start RECORDS PROVIDED
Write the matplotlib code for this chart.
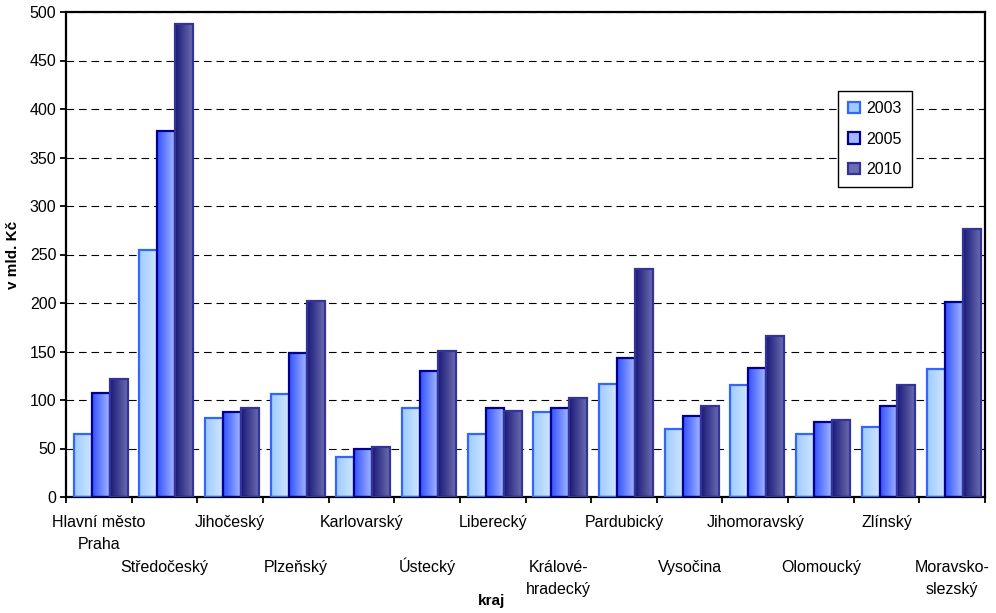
import numpy as np
import matplotlib.pyplot as plt
import matplotlib.transforms as mtransforms
from matplotlib.colors import LinearSegmentedColormap
from matplotlib.patches import Patch

plt.rcParams["font.family"] = ["Liberation Sans", "DejaVu Sans"]
plt.rcParams["lines.scale_dashes"] = False

regions = [
    "Hlavní město\nPraha", "Středočeský", "Jihočeský", "Plzeňský",
    "Karlovarský", "Ústecký", "Liberecký", "Králové-\nhradecký",
    "Pardubický", "Vysočina", "Jihomoravský", "Olomoucký",
    "Zlínský", "Moravsko-\nslezský",
]
years = ["2003", "2005", "2010"]
v2003 = [65, 255, 81, 106, 41, 92, 65, 88, 117, 70, 115, 65, 72, 132]
v2005 = [107, 377, 88, 148, 50, 130, 92, 92, 143, 83, 133, 77, 94, 201]
v2010 = [122, 488, 92, 202, 52, 151, 89, 102, 235, 94, 166, 79, 115, 276]
yticks = list(range(0, 501, 50))

# (left colour, right colour, edge colour) of the bar gradients
styles = [
    ("#9ECBFF", "#CFE6FF", "#3366FF"),
    ("#3352FF", "#A3B6FF", "#000090"),
    ("#1A1A78", "#6C6CB0", "#333399"),
]

fig = plt.figure(figsize=(9.96, 6.13), dpi=100)
ax = fig.add_axes([66 / 996, 116 / 613, 919 / 996, 485 / 613])

x = np.arange(len(regions))
w = 0.274
grad = np.linspace(0, 1, 64).reshape(1, -1)
handles = []
for i, (vals, (c0, c1, ec)) in enumerate(zip([v2003, v2005, v2010], styles)):
    bars = ax.bar(x + (i - 1) * w + 0.03, vals, w, facecolor="none",
                  edgecolor=ec, linewidth=1.6, zorder=3)
    cmap = LinearSegmentedColormap.from_list(f"g{i}", [c0, c1])
    for r in bars:
        x0, bw, h = r.get_x(), r.get_width(), r.get_height()
        ax.imshow(grad, extent=[x0, x0 + bw, 0, h], aspect="auto",
                  cmap=cmap, interpolation="bilinear", zorder=2)
    handles.append(Patch(facecolor=(c0 if i == 0 else c1), edgecolor=ec,
                         linewidth=1.6, label=years[i]))

ax.set_xlim(-0.5, len(regions) - 0.5)
ax.set_ylim(0, 500)
ax.set_yticks(yticks)
ax.set_xticks(np.arange(-0.5, len(regions), 1))
ax.set_xticklabels([])
ax.set_axisbelow(True)
ax.yaxis.grid(True, color="black", linewidth=0.8, dashes=(5.5, 3.5))

for s in ax.spines.values():
    s.set_linewidth(1.6)
ax.tick_params(axis="both", direction="out", length=4, width=1.3,
               labelsize=11.5, colors="black")
ax.tick_params(axis="y", pad=3)

# region names in two staggered rows; each line placed on its own baseline
trans = mtransforms.blended_transform_factory(ax.transData, ax.transAxes)
for i, name in enumerate(regions):
    base = 30 if i % 2 == 0 else 75
    for k, line in enumerate(name.split("\n")):
        ax.text(i, -(base + 22 * k) / 485, line, transform=trans,
                ha="center", va="baseline", fontsize=11.5)

ax.set_ylabel("v mld. Kč", fontsize=11, fontweight="bold")
ax.yaxis.set_label_coords(-(66 - 13) / 919, 0.5)
ax.yaxis.label.set_va("center")
ax.set_xlabel("kraj", fontsize=11, fontweight="bold")
ax.xaxis.set_label_coords((492 - 66) / 919, -(594 - 497) / 485)

leg = ax.legend(handles=handles, loc="upper left",
                bbox_to_anchor=((838 - 66) / 919, (497 - 91) / 485),
                borderaxespad=0, fontsize=11.5, handlelength=0.7,
                handleheight=0.7, handletextpad=0.4, labelspacing=0.95,
                borderpad=0.65, fancybox=False, framealpha=1,
                edgecolor="black")
leg.get_frame().set_linewidth(1.0)

fig.savefig("out.png", dpi=100)
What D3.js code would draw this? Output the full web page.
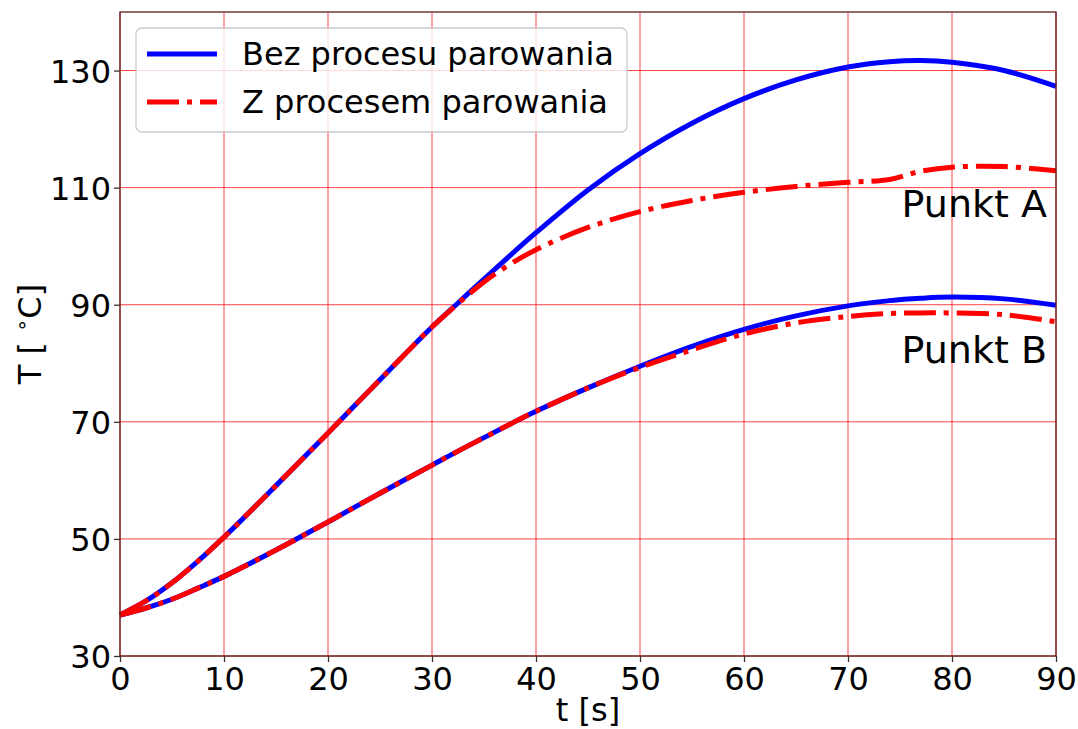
end RECORDS PROVIDED
Exclude the images, then output the data above word for word.

Write the matplotlib code for this chart.
import numpy as np
import matplotlib.pyplot as plt
import matplotlib.transforms as mtransforms
from matplotlib.colors import LinearSegmentedColormap
from matplotlib.patches import Patch

plt.rcParams["font.family"] = ["Liberation Sans", "DejaVu Sans"]
plt.rcParams["lines.scale_dashes"] = False

regions = [
    "Hlavní město\nPraha", "Středočeský", "Jihočeský", "Plzeňský",
    "Karlovarský", "Ústecký", "Liberecký", "Králové-\nhradecký",
    "Pardubický", "Vysočina", "Jihomoravský", "Olomoucký",
    "Zlínský", "Moravsko-\nslezský",
]
years = ["2003", "2005", "2010"]
v2003 = [65, 255, 81, 106, 41, 92, 65, 88, 117, 70, 115, 65, 72, 132]
v2005 = [107, 377, 88, 148, 50, 130, 92, 92, 143, 83, 133, 77, 94, 201]
v2010 = [122, 488, 92, 202, 52, 151, 89, 102, 235, 94, 166, 79, 115, 276]
yticks = list(range(0, 501, 50))

# (left colour, right colour, edge colour) of the bar gradients
styles = [
    ("#9ECBFF", "#CFE6FF", "#3366FF"),
    ("#3352FF", "#A3B6FF", "#000090"),
    ("#1A1A78", "#6C6CB0", "#333399"),
]

fig = plt.figure(figsize=(9.96, 6.13), dpi=100)
ax = fig.add_axes([66 / 996, 116 / 613, 919 / 996, 485 / 613])

x = np.arange(len(regions))
w = 0.274
grad = np.linspace(0, 1, 64).reshape(1, -1)
handles = []
for i, (vals, (c0, c1, ec)) in enumerate(zip([v2003, v2005, v2010], styles)):
    bars = ax.bar(x + (i - 1) * w + 0.03, vals, w, facecolor="none",
                  edgecolor=ec, linewidth=1.6, zorder=3)
    cmap = LinearSegmentedColormap.from_list(f"g{i}", [c0, c1])
    for r in bars:
        x0, bw, h = r.get_x(), r.get_width(), r.get_height()
        ax.imshow(grad, extent=[x0, x0 + bw, 0, h], aspect="auto",
                  cmap=cmap, interpolation="bilinear", zorder=2)
    handles.append(Patch(facecolor=(c0 if i == 0 else c1), edgecolor=ec,
                         linewidth=1.6, label=years[i]))

ax.set_xlim(-0.5, len(regions) - 0.5)
ax.set_ylim(0, 500)
ax.set_yticks(yticks)
ax.set_xticks(np.arange(-0.5, len(regions), 1))
ax.set_xticklabels([])
ax.set_axisbelow(True)
ax.yaxis.grid(True, color="black", linewidth=0.8, dashes=(5.5, 3.5))

for s in ax.spines.values():
    s.set_linewidth(1.6)
ax.tick_params(axis="both", direction="out", length=4, width=1.3,
               labelsize=11.5, colors="black")
ax.tick_params(axis="y", pad=3)

# region names in two staggered rows; each line placed on its own baseline
trans = mtransforms.blended_transform_factory(ax.transData, ax.transAxes)
for i, name in enumerate(regions):
    base = 30 if i % 2 == 0 else 75
    for k, line in enumerate(name.split("\n")):
        ax.text(i, -(base + 22 * k) / 485, line, transform=trans,
                ha="center", va="baseline", fontsize=11.5)

ax.set_ylabel("v mld. Kč", fontsize=11, fontweight="bold")
ax.yaxis.set_label_coords(-(66 - 13) / 919, 0.5)
ax.yaxis.label.set_va("center")
ax.set_xlabel("kraj", fontsize=11, fontweight="bold")
ax.xaxis.set_label_coords((492 - 66) / 919, -(594 - 497) / 485)

leg = ax.legend(handles=handles, loc="upper left",
                bbox_to_anchor=((838 - 66) / 919, (497 - 91) / 485),
                borderaxespad=0, fontsize=11.5, handlelength=0.7,
                handleheight=0.7, handletextpad=0.4, labelspacing=0.95,
                borderpad=0.65, fancybox=False, framealpha=1,
                edgecolor="black")
leg.get_frame().set_linewidth(1.0)

fig.savefig("out.png", dpi=100)
What D3.js code would draw this? Output the full web page.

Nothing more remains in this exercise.